Workforce diversity efforts at the 2019 AL DÍA Diverse City Career Fair
At the annual AL DÍA Philadelphia Diverse City Career Fair, the exhibitors talked about the importance of workforce diversity, among other things.
The 18th annual AL DÍA Diverse City Career Fair was a tremendous success.
With more than 40 exhibitors in attendance and hundreds of job and career opportunities available, local job seekers were able to talk to a variety of different organizations looking to fill a multitude of roles.
Among the exhibitors present at the career fair included AmeriHealth Caritas, Independence Blue Cross, Aramark, Vanguard, UPS, Prospanica, Herr's, the Children's Crisis Treatment Center, The U.S. Census Bureau, PGW, Community College of Philadelphia, SEPTA, and many more.
As diversity within the city of Philadelphia was a huge theme of the event, I had the opportunity to speak to several of the exhibitors about their job openings, the importance of diversity in the workforce, and much more.
Here are short excerpts from some of the exhibitors in attendance.
The population of the city is greatly diverse. So, too, is the population of the schools throughout the Philadelphia School District.
In a brief conversation with AL DÍA, Andrew Lukov, principal at Southwark School, said the school has a two-way immersion program at the school, which breeds the need for bilingual English and Spanish teachers.
"There are no localized programs at universities," Lukov said. "There’s no formal certification to teach bilingual education in elementary schools in Pennsylvania, so finding folks is hard."
This revitalizing effort to engage the diverse student population across the city highlights the need for also hiring diverse teachers within those same schools. That is what brought Lukov to the career fair.
"[We're] trying to turn over every rock and open every drawer and hopefully find some qualified applicants,” he said.
As the leading health insurance provider of the Greater Philadelphia region, Independence Blue Cross serves a diverse range of people. For that reason, Independence also aims to make diverse hires in their departments, as well.
“We want to make sure that we’re attracting and retaining talent that’s diverse and supports our diversity and inclusion efforts at Independence,” Gabrielle Manturi, Talent Acquisition Specialist at Independence Blue Cross, said during the fair.

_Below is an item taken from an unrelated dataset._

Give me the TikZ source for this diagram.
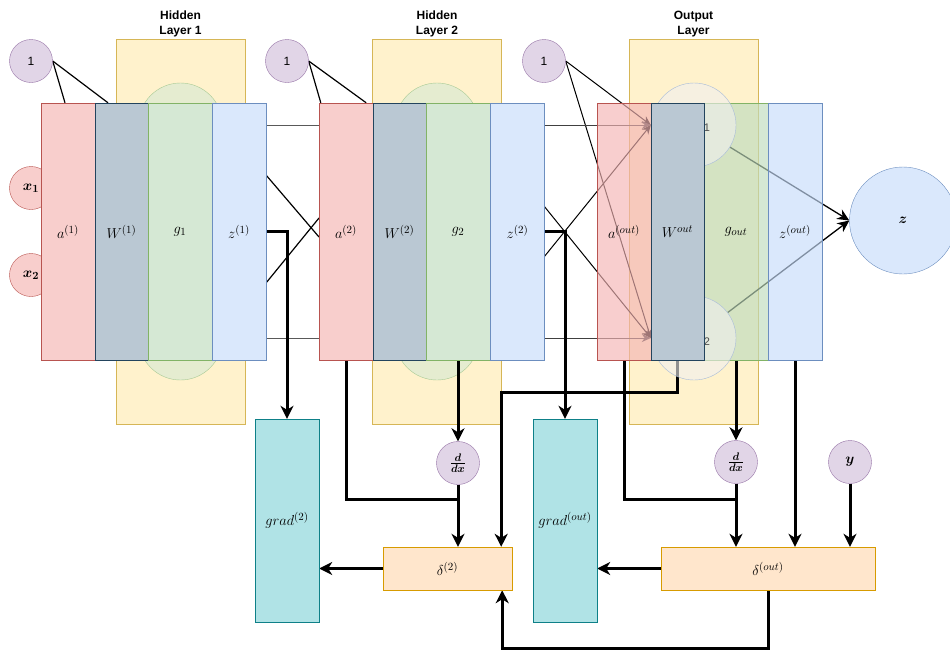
\documentclass[tikz,border=0pt]{standalone}
\usepackage{amsmath, amssymb}
\usepackage{fontspec}
\setmainfont{Liberation Sans}
\usetikzlibrary{positioning,arrows.meta}

\definecolor{redfill}{HTML}{F8CECC}\definecolor{redline}{HTML}{B85450}
\definecolor{wfill}{HTML}{BAC8D3}\definecolor{wline}{HTML}{23445D}
\definecolor{greenfill}{HTML}{D5E8D4}\definecolor{greenline}{HTML}{82B366}
\definecolor{bluefill}{HTML}{DAE8FC}\definecolor{blueline}{HTML}{6C8EBF}
\definecolor{yellowfill}{HTML}{FFF2CC}\definecolor{yellowline}{HTML}{D6B656}
\definecolor{purplefill}{HTML}{E1D5E7}\definecolor{purpleline}{HTML}{9673A6}
\definecolor{tealfill}{HTML}{B0E3E6}\definecolor{tealline}{HTML}{0E8088}
\definecolor{orangefill}{HTML}{FFE6CC}\definecolor{orangeline}{HTML}{D79B00}
% deeper tints, so that the see-through boxes look the same over white
\definecolor{redsee}{HTML}{F4B4B4}
\definecolor{greensee}{HTML}{BEDCBD}
\definecolor{bluesee}{HTML}{C6DCFA}

\newcommand{\lblfont}{\fontsize{15}{17}\selectfont}
\newcommand{\unitfont}{\fontsize{12}{14}\selectfont}
\newcommand{\titlefont}{\fontsize{12}{14.5}\selectfont\bfseries}

\pgfdeclarelayer{background}
\pgfdeclarelayer{wires}
\pgfsetlayers{background,wires,main}

\tikzset{
  layerbg/.style={draw=yellowline, fill=yellowfill, minimum width=129, minimum height=385, inner sep=0},
  hunit/.style={circle, draw=greenline!70, fill=greenfill, fill opacity=0.6, minimum size=84, inner sep=0},
  ounit/.style={circle, draw=blueline!60, fill=gray!12, fill opacity=0.6, minimum size=84, inner sep=0},
  colbox/.style={draw, minimum height=257, inner sep=0, font=\lblfont},
  actbox/.style={colbox, draw=redline, fill=redfill, minimum width=54},
  wbox/.style={colbox, draw=wline, fill=wfill, minimum width=53},
  gbox/.style={colbox, draw=greenline, fill=greenfill, minimum width=64},
  zbox/.style={colbox, draw=blueline, fill=bluefill, minimum width=54},
  seethru/.style={fill opacity=0.65, text opacity=1},
  gradbox/.style={draw=tealline, fill=tealfill, minimum width=64, minimum height=203, inner sep=0, font=\lblfont},
  deltabox/.style={draw=orangeline, fill=orangefill, minimum height=43, inner sep=0, font=\lblfont},
  bias/.style={circle, draw=purpleline, fill=purplefill, minimum size=43, inner sep=0, font=\unitfont},
  inunit/.style={circle, draw=redline, fill=redfill, minimum size=43, inner sep=0, font=\lblfont},
  outunit/.style={circle, draw=blueline, fill=bluefill, minimum size=107, inner sep=0, font=\lblfont},
  unitlabel/.style={font=\fontsize{11}{13}\selectfont, text=black!70, inner sep=0},
  layertitle/.style={align=center, font=\titlefont},
  flowarrow/.style={-{Stealth[length=13pt, width=13pt, inset=4pt]}, line width=3pt},
  flowline/.style={line width=3pt},
  wire/.style={draw=black!65, line width=1pt},
  crosswire/.style={line width=1.2pt},
  thinarrow/.style={-{Stealth[length=9pt, width=8pt]}, line width=1pt},
  outarrow/.style={-{Stealth[length=12pt, width=11pt]}, line width=1.3pt}
}

\begin{document}
\begin{tikzpicture}[x=1pt, y=-1pt]
  \useasboundingbox (0,0) rectangle (950,649);

  % layer backgrounds and hidden units
  \begin{pgfonlayer}{background}
    \node[layerbg] (bg1) at (180.5,231.5) {};
    \node[layerbg] (bg2) at (437,231.5) {};
    \node[layerbg] (bgo) at (693.5,231.5) {};
    \node[hunit] (h11) at (180.5,125) {};
    \node[hunit] (h12) at (180.5,338) {};
    \node[hunit] (h21) at (437,125) {};
    \node[hunit] (h22) at (437,338) {};
  \end{pgfonlayer}

  \node[layertitle] (t1) at (180.5,24) {Hidden\\Layer 1};
  \node[layertitle] (t2) at (437,24) {Hidden\\Layer 2};
  \node[layertitle] (to) at (693.5,24) {Output\\Layer};

  % inputs
  \node[bias] (b1) at (31,61) {1};
  \node[inunit] (x1) at (31,188) {$\boldsymbol{x_1}$};
  \node[inunit] (x2) at (31,275) {$\boldsymbol{x_2}$};

  % hidden layer 1
  \node[actbox] (a1) at (68,231.5) {$a^{(1)}$};
  \node[wbox] (w1) at (121.5,231.5) {$W^{(1)}$};
  \node[gbox] (g1) at (180,231.5) {$g_1$};
  \node[zbox] (z1) at (239,231.5) {$z^{(1)}$};

  % hidden layer 2
  \node[bias] (b2) at (287,61) {1};
  \node[actbox] (a2) at (346,231.5) {$a^{(2)}$};
  \node[wbox] (w2) at (399.5,231.5) {$W^{(2)}$};
  \node[gbox] (g2) at (458,231.5) {$g_2$};
  \node[zbox] (z2) at (517.5,231.5) {$z^{(2)}$};

  % output layer
  \node[bias] (b3) at (544,61) {1};
  \node[actbox, fill=redsee, seethru] (ao) at (624,231.5) {$a^{(out)}$};
  \node[gbox, fill=greensee, seethru] (go) at (736,231.5) {$g_{out}$};
  \node[zbox, fill=bluesee, seethru] (zo) at (795,231.5) {$z^{(out)}$};
  \node[ounit] (o1) at (694,125) {};
  \node[ounit] (o2) at (694,338) {};
  \node[unitlabel] (o1n) at (707,128) {1};
  \node[unitlabel] (o2n) at (707,342) {2};
  \node[wbox] (wo) at (677.5,231.5) {$W^{out}$};
  \node[outunit] (zout) at (903,220.5) {$\boldsymbol{z}$};

  % backward part
  \node[gradbox] (gr2) at (287,520.5) {$grad^{(2)}$};
  \node[gradbox] (gro) at (565,520.5) {$grad^{(out)}$};
  \node[deltabox, minimum width=129] (d2) at (447.5,568.5) {$\delta^{(2)}$};
  \node[deltabox, minimum width=214] (dout) at (768,568.5) {$\delta^{(out)}$};
  \node[bias, font=\lblfont] (dd2) at (458,463) {$\boldsymbol{\frac{d}{dx}}$};
  \node[bias, font=\lblfont] (ddo) at (736,462) {$\boldsymbol{\frac{d}{dx}}$};
  \node[bias, font=\lblfont] (yv) at (850,462) {$\boldsymbol{y}$};

  \coordinate (z1hi) at (266,175);
  \coordinate (z1lo) at (266,283);
  \coordinate (a2lo) at (319,237);
  \coordinate (a2hi) at (319,218);
  \coordinate (z2hi) at (544,206);
  \coordinate (z2lo) at (544,257);
  \coordinate (m2) at (458,499);
  \coordinate (mo) at (736,499);

  \begin{pgfonlayer}{wires}
    % bias lines
    \draw[crosswire] (b1.east) -- ([xshift=-3]a1.north);
    \draw[crosswire] (b1.east) -- ([xshift=-13.5]w1.north);
    \draw[crosswire] (b2.east) -- ([xshift=2]a2.north west);
    \draw[crosswire] (b2.east) -- ([xshift=-7]a2.north east);
    \draw[thinarrow] (b3.east) -- (wo.west |- o1);
    \draw[thinarrow] (b3.east) -- (wo.west |- o2);

    % layer 1 to layer 2
    \draw[wire] (z1.east |- h11) -- (a2.west |- h21);
    \draw[wire] (z1.east |- h12) -- (a2.west |- h22);
    \draw[crosswire] (z1hi) -- (a2lo);
    \draw[crosswire] (z1lo) -- (a2hi);
    \draw[flowarrow] (z1.east) -| (gr2.north);

    % layer 2 to output
    \draw[thinarrow, draw=black!75] (z2.east |- h21) -- (wo.west |- o1);
    \draw[thinarrow, draw=black!75] (z2.east |- h22) -- (wo.west |- o2);
    \draw[thinarrow] (z2hi) -- (wo.west |- o2);
    \draw[thinarrow] (z2lo) -- (wo.west |- o1);
    \draw[flowarrow] (z2.east) -| (gro.north);
    \draw[outarrow] (o1) -- (zout.west);
    \draw[outarrow] (o2) -- (zout.west);

    % backward pass
    \draw[flowarrow] (g2.south) -- (dd2.north);
    \draw[flowarrow] (dd2.south) -- (dd2.south |- d2.north);
    \draw[flowline] (a2.south) |- (m2);
    \draw[flowarrow] (wo.south) -- ++(0,32) -| ([xshift=-11]d2.north east);
    \draw[flowarrow] (go.south) -- (ddo.north);
    \draw[flowarrow] (ddo.south) -- (ddo.south |- dout.north);
    \draw[flowline] (ao.south) |- (mo);
    \draw[flowarrow] (zo.south) -- (zo.south |- dout.north);
    \draw[flowarrow] (yv.south) -- (yv.south |- dout.north);
    \draw[flowarrow] (dout.south) -- ++(0,58) -| ([xshift=-10]d2.south east);
    \draw[flowarrow] (d2.west) -- (d2.west -| gr2.east);
    \draw[flowarrow] (dout.west) -- (dout.west -| gro.east);
  \end{pgfonlayer}
\end{tikzpicture}
\end{document}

One of the company’s efforts in retaining their diverse talent was the implementation of associate resource groups, which highlights the many communities that make up their diverse staff. Some of those diverse communities include Latinos, multicultural men, independent women, and LGBTQ.
“With those efforts, we are able to bring together individuals all across our organization, so individuals that maybe don’t work one-on-one with each other within the work environment, they’re able to build those relationships on something that they feel strongly about,” Manturi added.
The organization's focus on diversity doesn't just stop there.
Alissa Chessario, talent acquisition partner at Independence, said the focus on diversity within the organization is to the point it is now added to their list of corporate values. To goal is for that focus on diversity to produce measurable results, which ties into one of the other values of the organization.
“They just kind of feed into that effort, and we’re always looking to do more because one of our other values is innovation,” she said. “Innovating new ways, branching out in new ways to make that effort bigger and show bigger and better results year [after] year.”
"We want to make sure we’re bringing individuals in that have different levels of experience, different skill sets that they can bring to the table that can support our culture and bring a stronger talent pool to our organization,” said Manturi.
In order for organizations to make the necessary efforts to get the diversity of the workforce to more closely resemble the diversity of the population, the approach has to be one where the results are measurable.
"We [as a society] have to push it a step further," Chessario said. "We have to create reasonable goals, and work towards them and continuously get better."
The Philadelphia region's U.S. Census Bureau was another exhibitor at the career fair. With the mission of serving as the nation's leading provider of quality data about its people and economy, their attendance was crucial.
The diverse people of the U.S. are the most important component of the Census being able to bring their mission to life, which they highlighted, with their mass job opportunities of 568,000 across nine states. Filling those positions with diverse people is the key.
“We are diverse in every position within our 1601 Market office,” Dwayne Burton, recruitment coordinator at the Philadelphia region U.S. Census Bureau, said. “And we’re making sure that we’re hiring diverse candidates for all of our locations throughout our nine states.”
In a recent projection by the Census Bureau, it was stated that current “racial minorities” within the U.S. will no longer be so by 2050.
Neftali Ramos, of the Census, said that businesses will have to adapt to that dynamic moving forward, if they are to succeed. He added that this adaptation will produce more language skills and bring more people together and better understand different cultures.
“I think diversity, in general, is just a great thing for this country, and it’s one of the things that make us one of the greatest countries in the world,” said Ramos. “People coming together and working for a common goal.”
The need for a diverse workforce is paramount, and for the more than 100 different representatives in attendance at the career fair, that need was on full display.